NOTE: IndexSearcher instances are completely thread safe, meaning multiple threads can call any of its methods, concurrently. If your application requires external synchronization, you should not synchronize on the IndexSearcher instance; use your own (non-Lucene) objects instead.

  • Field Details

    • maxClauseCount

      static int maxClauseCount
    • DEFAULT_QUERY_CACHE

      private static QueryCache DEFAULT_QUERY_CACHE
    • DEFAULT_CACHING_POLICY

      private static QueryCachingPolicy DEFAULT_CACHING_POLICY
    • queryTimeout

      private QueryTimeout queryTimeout
    • partialResult

      private volatile boolean partialResult
    • TOTAL_HITS_THRESHOLD

      private static final int TOTAL_HITS_THRESHOLD
      By default, we count hits accurately up to 1000. This makes sure that we don't spend most time on computing hit counts
      See Also:
    • MAX_DOCS_PER_SLICE

      private static final int MAX_DOCS_PER_SLICE
      Thresholds for index slice allocation logic. To change the default, extend IndexSearcher and use custom values
      See Also:
    • MAX_SEGMENTS_PER_SLICE

      private static final int MAX_SEGMENTS_PER_SLICE
      See Also:
    • reader

      final IndexReader reader
    • readerContext

      protected final IndexReaderContext readerContext
    • leafContexts

      protected final List<LeafReaderContext> leafContexts
    • leafSlices

      private volatile IndexSearcher.LeafSlice[] leafSlices
    • taskExecutor

      private final TaskExecutor taskExecutor
    • defaultSimilarity

      private static final Similarity defaultSimilarity
    • queryCache

      private QueryCache queryCache
    • queryCachingPolicy

      private QueryCachingPolicy queryCachingPolicy
    • similarity

      private Similarity similarity
      The Similarity implementation used by this searcher.
  • Constructor Details

  • Method Details

    • getDefaultSimilarity

      public static Similarity getDefaultSimilarity()
      Expert: returns a default Similarity instance. In general, this method is only called to initialize searchers and writers. User code and query implementations should respect getSimilarity().
    • getLeafContexts

      public List<LeafReaderContext> getLeafContexts()
      Expert: returns leaf contexts associated with this searcher. This is an internal method exposed for tests only.
    • getDefaultQueryCache

      public static QueryCache getDefaultQueryCache()
      Expert: Get the default QueryCache or null if the cache is disabled.
    • setDefaultQueryCache

      public static void setDefaultQueryCache(QueryCache defaultQueryCache)
      Expert: set the default QueryCache instance.
    • getDefaultQueryCachingPolicy

      public static QueryCachingPolicy getDefaultQueryCachingPolicy()
      Expert: Get the default QueryCachingPolicy.
    • setDefaultQueryCachingPolicy

      public static void setDefaultQueryCachingPolicy(QueryCachingPolicy defaultQueryCachingPolicy)
      Expert: set the default QueryCachingPolicy instance.
    • getMaxClauseCount

      public static int getMaxClauseCount()
      Return the maximum number of clauses permitted, 1024 by default. Attempts to add more than the permitted number of clauses cause IndexSearcher.TooManyClauses to be thrown.
      See Also:
    • setMaxClauseCount

      public static void setMaxClauseCount(int value)
      Set the maximum number of clauses permitted per Query. Default value is 1024.
    • setQueryCache

      public void setQueryCache(QueryCache queryCache)
      Set the QueryCache to use when scores are not needed. A value of null indicates that query matches should never be cached. This method should be called before starting using this IndexSearcher.

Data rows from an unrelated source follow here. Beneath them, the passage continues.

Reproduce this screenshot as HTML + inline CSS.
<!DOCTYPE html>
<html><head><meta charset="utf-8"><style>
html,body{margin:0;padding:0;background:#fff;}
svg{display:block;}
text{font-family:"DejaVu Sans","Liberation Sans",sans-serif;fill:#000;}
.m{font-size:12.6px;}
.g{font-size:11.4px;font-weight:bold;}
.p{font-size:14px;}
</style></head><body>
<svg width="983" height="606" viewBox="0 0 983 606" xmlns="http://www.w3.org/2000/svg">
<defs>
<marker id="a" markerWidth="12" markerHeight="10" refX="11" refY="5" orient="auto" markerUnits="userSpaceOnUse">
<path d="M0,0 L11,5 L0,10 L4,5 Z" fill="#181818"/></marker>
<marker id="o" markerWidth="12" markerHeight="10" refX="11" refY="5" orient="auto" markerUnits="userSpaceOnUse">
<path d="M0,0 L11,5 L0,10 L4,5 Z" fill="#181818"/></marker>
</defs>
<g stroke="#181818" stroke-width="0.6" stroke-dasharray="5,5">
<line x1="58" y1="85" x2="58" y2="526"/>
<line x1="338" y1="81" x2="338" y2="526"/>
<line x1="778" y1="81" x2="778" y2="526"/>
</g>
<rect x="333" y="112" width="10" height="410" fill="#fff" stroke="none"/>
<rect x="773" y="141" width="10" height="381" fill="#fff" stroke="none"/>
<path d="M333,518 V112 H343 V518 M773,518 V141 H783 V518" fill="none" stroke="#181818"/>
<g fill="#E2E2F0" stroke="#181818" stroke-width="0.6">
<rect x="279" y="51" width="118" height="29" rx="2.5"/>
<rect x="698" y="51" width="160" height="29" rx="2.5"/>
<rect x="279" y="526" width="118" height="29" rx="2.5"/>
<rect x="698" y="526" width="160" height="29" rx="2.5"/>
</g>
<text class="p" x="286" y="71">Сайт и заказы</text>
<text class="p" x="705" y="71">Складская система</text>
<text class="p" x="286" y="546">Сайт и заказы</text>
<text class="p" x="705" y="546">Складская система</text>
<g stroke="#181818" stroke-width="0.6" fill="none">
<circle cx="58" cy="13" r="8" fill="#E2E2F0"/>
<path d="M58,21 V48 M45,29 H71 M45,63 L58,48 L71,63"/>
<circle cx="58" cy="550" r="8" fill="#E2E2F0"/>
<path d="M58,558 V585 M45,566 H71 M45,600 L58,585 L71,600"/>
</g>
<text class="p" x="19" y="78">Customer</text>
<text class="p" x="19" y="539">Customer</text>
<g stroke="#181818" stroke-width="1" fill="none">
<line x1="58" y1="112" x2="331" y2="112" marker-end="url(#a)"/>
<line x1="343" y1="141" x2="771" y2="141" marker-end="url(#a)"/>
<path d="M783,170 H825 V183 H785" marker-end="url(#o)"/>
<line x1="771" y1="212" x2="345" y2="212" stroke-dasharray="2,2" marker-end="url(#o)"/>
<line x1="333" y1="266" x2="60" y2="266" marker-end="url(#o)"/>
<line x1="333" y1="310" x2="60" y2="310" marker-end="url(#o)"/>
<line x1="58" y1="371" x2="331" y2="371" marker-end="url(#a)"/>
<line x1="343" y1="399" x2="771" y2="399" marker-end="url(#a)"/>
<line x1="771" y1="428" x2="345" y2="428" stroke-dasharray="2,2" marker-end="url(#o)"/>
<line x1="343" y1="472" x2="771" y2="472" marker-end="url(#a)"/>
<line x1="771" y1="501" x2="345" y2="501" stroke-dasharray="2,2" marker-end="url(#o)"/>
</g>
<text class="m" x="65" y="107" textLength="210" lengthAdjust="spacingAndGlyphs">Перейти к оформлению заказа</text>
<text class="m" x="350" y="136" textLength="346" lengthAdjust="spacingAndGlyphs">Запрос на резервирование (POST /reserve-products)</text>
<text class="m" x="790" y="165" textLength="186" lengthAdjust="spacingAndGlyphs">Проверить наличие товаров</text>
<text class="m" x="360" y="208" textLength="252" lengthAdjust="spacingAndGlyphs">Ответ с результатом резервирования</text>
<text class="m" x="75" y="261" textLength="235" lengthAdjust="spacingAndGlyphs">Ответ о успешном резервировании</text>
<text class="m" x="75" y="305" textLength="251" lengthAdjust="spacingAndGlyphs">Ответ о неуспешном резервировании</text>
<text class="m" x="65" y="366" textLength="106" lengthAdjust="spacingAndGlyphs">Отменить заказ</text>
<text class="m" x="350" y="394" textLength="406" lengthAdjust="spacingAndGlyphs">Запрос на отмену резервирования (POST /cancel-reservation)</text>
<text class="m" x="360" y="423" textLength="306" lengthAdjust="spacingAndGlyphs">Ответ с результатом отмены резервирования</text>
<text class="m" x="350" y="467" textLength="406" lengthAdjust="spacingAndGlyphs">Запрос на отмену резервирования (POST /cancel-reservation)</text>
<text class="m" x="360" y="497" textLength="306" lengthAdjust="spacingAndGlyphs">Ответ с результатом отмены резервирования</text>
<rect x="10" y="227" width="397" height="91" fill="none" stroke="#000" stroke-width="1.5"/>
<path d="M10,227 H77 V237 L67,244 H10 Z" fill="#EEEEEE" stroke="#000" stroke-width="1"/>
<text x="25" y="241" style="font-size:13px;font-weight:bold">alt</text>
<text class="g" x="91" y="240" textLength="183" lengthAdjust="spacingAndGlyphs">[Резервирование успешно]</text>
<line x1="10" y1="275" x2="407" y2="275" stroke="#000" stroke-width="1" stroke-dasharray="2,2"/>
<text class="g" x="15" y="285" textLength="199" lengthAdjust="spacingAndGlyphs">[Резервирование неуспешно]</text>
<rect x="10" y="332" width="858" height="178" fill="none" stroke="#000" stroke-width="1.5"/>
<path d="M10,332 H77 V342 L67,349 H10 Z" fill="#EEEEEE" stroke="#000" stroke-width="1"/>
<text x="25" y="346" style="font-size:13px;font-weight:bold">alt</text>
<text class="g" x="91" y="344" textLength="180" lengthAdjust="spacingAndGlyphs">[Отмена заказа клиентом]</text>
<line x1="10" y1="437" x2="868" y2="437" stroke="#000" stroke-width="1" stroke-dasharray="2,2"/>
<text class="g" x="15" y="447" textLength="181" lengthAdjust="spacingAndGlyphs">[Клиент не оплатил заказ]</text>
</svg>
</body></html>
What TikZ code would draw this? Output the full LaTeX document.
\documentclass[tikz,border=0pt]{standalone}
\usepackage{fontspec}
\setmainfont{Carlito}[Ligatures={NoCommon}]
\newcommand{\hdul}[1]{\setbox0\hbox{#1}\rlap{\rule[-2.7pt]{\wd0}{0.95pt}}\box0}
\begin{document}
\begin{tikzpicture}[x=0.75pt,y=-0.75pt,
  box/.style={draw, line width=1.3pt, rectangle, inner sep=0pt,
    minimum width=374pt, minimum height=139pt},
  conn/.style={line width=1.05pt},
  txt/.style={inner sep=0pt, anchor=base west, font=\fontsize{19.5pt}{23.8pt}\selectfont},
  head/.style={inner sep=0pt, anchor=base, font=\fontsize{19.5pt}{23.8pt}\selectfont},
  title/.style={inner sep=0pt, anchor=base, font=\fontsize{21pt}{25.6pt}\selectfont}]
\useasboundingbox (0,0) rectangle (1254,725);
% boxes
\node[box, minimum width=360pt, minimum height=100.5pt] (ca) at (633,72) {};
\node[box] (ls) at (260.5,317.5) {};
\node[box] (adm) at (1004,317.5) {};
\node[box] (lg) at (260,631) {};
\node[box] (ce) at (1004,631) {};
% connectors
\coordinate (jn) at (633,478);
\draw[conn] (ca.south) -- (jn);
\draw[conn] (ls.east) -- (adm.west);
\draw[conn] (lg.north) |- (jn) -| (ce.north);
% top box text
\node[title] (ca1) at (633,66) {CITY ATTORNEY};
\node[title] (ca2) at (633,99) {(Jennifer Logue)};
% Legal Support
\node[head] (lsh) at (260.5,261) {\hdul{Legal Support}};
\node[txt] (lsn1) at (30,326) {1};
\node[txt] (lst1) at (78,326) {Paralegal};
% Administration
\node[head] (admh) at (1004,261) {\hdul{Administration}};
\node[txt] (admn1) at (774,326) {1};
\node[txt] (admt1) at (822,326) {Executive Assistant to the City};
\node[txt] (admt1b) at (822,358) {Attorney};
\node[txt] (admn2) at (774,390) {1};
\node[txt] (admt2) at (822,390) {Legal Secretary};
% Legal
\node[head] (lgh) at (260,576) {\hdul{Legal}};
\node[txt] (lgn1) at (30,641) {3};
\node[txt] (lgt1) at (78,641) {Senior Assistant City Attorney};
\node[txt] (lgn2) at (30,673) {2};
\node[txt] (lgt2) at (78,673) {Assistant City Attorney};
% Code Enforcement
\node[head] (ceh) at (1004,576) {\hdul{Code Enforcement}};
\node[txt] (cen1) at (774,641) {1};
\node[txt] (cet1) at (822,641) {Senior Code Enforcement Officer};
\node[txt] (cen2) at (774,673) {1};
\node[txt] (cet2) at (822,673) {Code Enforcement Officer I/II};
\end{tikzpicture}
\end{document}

      NOTE: When using a query cache, queries should not be modified after they have been passed to IndexSearcher.

      See Also:
    • getQueryCache

      public QueryCache getQueryCache()
      Return the query cache of this IndexSearcher. This will be either the default query cache or the query cache that was last set through setQueryCache(QueryCache). A return value of null indicates that caching is disabled.
    • setQueryCachingPolicy

      public void setQueryCachingPolicy(QueryCachingPolicy queryCachingPolicy)
      Set the QueryCachingPolicy to use for query caching. This method should be called before starting using this IndexSearcher.
      See Also:
    • getQueryCachingPolicy

      public QueryCachingPolicy getQueryCachingPolicy()
      Return the query cache of this IndexSearcher. This will be either the default policy or the policy that was last set through setQueryCachingPolicy(QueryCachingPolicy).
    • slices

      protected IndexSearcher.LeafSlice[] slices(List<LeafReaderContext> leaves)
      Expert: Creates an array of leaf slices each holding a subset of the given leaves. Each IndexSearcher.LeafSlice is executed in a single thread. By default, segments with more than MAX_DOCS_PER_SLICE will get their own thread.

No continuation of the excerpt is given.